If you have a happy marriage already, you are probably both good at the basics: You are careful with your words, avoid accusations when fighting, try to compromise when necessary, and have compatible personalities and interests. But you can do more to keep your marriage strong, healthy, and grow even better. Here are a few suggestions that I have found to be true in my work with couples, and which many studies support.
Maintain healthy habits
People who eat healthily, get regular exercise, and have a circle of friends have stronger sense of mental well-being. This makes it easier for them to handle the little stresses in life – and the big ones, too. Having a healthy mindset strengthens the relationships with those closest to you. So keep your bodies and minds strong and healthy for an ever-improving marriage.
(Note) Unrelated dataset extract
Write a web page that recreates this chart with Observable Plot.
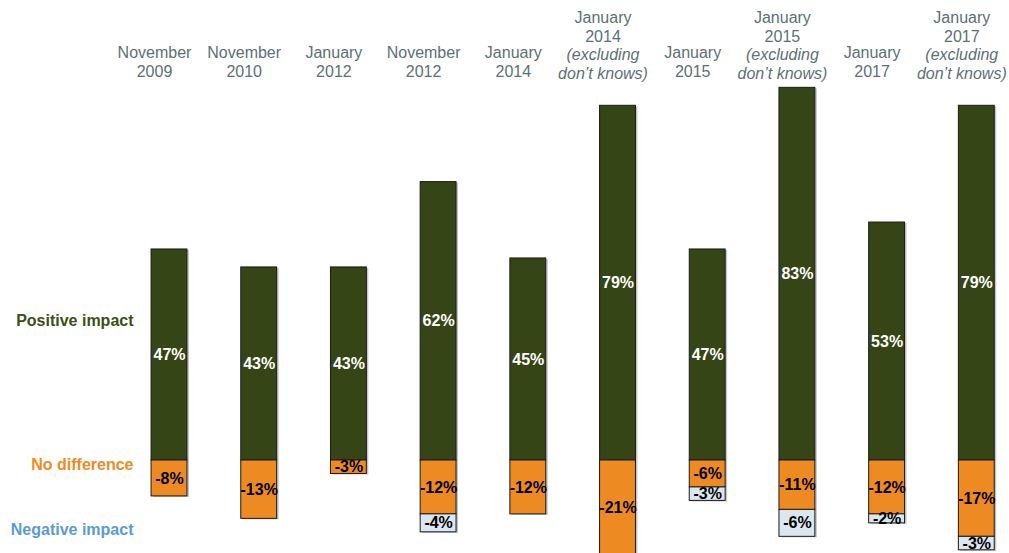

Give your spouse the benefit of the doubt
No one’s perfect. When your spouse does something annoying, perhaps even frequently, don’t assume it’s a negative character trait. Assume the best of intentions. When your spouse does something nice, though, do attribute it to your spouse’s innate wonderfulness. When you build up your spouse in your own eyes, and chalk up the things you don’t like to mistakes, a bad day, or “being human,” you both benefit.
Talk about relationships
Following on the previous point, it’s certainly important to discuss something (politely and considerately) that your spouse is doing that you might not like. But here’s an interesting twist: Schedule time together regularly to watch movies about relationships, whether romcoms or dramas, and then talk about them. Studies have found, and I have found in my practice, that even talking about other relationships helps couples strengthen their own marriages.
Don’t think of your spouse as your “soul mate”
We hear more and more about having a “growth mindset” in learning, and the same could be said for relationships. If you think you and your spouse were “destined” for each other, then when things go wrong you might think, “maybe we aren’t destined for each other after all.” Just as with anything good that’s worth doing, whether it’s a school subject, a career, or a sport, marriage takes hard work and there will be setbacks. But recognizing that and committing to working together to continue to grow is having a “growth mindset” and sets you up for marital success.
Every day, think of something about your spouse that you’re thankful for. Especially think about how he or she has really invested in your relationship. This thankfulness strengthens your relationship even if it’s not expressed – but be sure to express it sometimes!
Have supportive friends
That said, your spouse can’t be everything for you, and expecting him or her to be everything can place a terrible strain on your spouse. Having friends strengthens your marriage – as long as they’re supportive and not tearing you or your spouse down. It’s also helpful to be friendly with your spouse’s friends and especially the family. Like the people your spouse likes, but make sure you let your spouse have some friend time on their own.
Celebrate good times
Certainly you should talk about what’s bothering you and give each other moral support when things are tough. But it’s just as important, and perhaps more important, to focus on the positive every day and celebrate it together. Take time each evening to talk about the high point of your day.
Touch as often as possible
I have found that by encouraging spouses to hug a little longer and extend the kisses a little more, their romance rekindles. Little pecks are nice, but they don’t release oxytocin, the “happy hormone,” the way a longer embrace or kiss does. And don’t forget to make love. That’s one of the strongest natural producers of oxytocin, increasing your sense of bonding and satisfaction with each other. Even if age or illness might decrease the opportunity or ability, try to maintain frequent touch.
Do exciting or new things together
Try to commit 1-2 hours each week to doing something new or exciting together. This has several benefits. It gives you a shared experience, it gets you out of a rut and makes life more exciting, and it expands your experiences, which increases your life satisfaction. Interestingly, it also increases romantic feelings for the spouse you’re sharing it with. This may be difficult to do regularly if you have little ones at home but try as often as possible.
You may not be able to do all of these things at once, and you don’t have to. Just start with one or two and build up as you can. Doing so will help your marriage continue to grow stronger and happier over time.